━━━ Given material

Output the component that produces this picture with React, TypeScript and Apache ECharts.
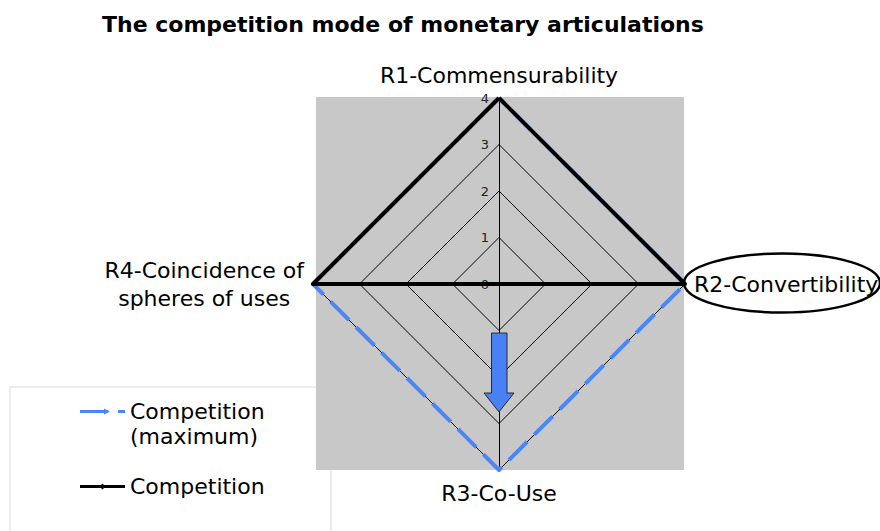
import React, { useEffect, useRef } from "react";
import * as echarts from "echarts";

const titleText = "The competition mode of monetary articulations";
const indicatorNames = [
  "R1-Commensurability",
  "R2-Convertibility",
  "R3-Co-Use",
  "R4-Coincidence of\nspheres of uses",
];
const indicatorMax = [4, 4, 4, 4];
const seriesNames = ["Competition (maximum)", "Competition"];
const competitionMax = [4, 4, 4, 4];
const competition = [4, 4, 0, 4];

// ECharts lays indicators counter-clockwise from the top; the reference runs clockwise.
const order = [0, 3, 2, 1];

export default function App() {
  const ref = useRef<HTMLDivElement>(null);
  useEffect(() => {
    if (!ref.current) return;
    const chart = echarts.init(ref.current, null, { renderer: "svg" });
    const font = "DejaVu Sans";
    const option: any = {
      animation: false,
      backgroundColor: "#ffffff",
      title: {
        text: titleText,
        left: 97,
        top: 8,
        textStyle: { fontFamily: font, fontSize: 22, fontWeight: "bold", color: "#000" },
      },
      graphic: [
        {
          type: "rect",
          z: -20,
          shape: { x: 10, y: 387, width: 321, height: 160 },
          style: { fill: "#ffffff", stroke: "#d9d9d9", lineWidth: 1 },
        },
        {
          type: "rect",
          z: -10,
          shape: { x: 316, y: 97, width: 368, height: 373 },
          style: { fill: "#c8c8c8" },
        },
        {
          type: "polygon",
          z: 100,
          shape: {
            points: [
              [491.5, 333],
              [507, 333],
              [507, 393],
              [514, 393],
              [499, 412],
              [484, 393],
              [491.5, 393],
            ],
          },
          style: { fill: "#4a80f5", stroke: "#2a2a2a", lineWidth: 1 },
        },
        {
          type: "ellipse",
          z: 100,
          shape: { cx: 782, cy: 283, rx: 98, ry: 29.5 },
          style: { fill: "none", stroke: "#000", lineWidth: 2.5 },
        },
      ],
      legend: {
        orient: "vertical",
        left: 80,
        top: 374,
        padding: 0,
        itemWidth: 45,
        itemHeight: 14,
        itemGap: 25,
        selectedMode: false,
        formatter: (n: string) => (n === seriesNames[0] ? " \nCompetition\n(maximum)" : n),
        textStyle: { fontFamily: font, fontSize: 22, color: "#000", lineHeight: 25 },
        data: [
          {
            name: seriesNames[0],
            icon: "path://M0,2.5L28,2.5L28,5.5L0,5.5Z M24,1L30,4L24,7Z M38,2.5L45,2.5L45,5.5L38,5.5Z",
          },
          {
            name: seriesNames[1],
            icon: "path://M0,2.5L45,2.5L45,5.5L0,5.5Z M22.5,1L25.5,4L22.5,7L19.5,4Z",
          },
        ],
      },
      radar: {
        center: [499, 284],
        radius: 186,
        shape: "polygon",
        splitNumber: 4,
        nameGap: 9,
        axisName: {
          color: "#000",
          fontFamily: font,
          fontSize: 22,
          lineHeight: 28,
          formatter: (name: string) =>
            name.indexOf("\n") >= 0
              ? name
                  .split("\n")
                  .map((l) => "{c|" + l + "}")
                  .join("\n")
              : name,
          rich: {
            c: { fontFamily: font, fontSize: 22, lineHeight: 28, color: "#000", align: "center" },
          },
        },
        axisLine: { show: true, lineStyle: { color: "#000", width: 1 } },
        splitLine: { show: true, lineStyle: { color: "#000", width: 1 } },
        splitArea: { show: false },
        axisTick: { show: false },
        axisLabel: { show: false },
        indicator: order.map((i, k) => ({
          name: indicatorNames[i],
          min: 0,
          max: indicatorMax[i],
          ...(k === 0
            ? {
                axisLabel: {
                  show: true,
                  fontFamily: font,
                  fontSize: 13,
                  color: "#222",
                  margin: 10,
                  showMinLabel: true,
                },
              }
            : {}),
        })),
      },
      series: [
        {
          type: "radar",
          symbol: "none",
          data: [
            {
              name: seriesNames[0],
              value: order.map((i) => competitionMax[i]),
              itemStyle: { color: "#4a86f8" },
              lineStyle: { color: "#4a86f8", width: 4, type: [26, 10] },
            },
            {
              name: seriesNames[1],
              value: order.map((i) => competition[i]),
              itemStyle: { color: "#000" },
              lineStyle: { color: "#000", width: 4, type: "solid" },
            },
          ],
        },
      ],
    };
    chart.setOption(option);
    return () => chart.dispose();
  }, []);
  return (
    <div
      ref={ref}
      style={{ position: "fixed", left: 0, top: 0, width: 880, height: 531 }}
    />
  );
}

━━━━━━

## Task instructions
Each line from the top of the material through the line containing "const order = [0, 3, 2, 1];" should be reproduced exactly; please drop any images.

## Response
Output the component that produces this picture with React, TypeScript and Apache ECharts.
import React, { useEffect, useRef } from "react";
import * as echarts from "echarts";

const titleText = "The competition mode of monetary articulations";
const indicatorNames = [
  "R1-Commensurability",
  "R2-Convertibility",
  "R3-Co-Use",
  "R4-Coincidence of\nspheres of uses",
];
const indicatorMax = [4, 4, 4, 4];
const seriesNames = ["Competition (maximum)", "Competition"];
const competitionMax = [4, 4, 4, 4];
const competition = [4, 4, 0, 4];

// ECharts lays indicators counter-clockwise from the top; the reference runs clockwise.
const order = [0, 3, 2, 1];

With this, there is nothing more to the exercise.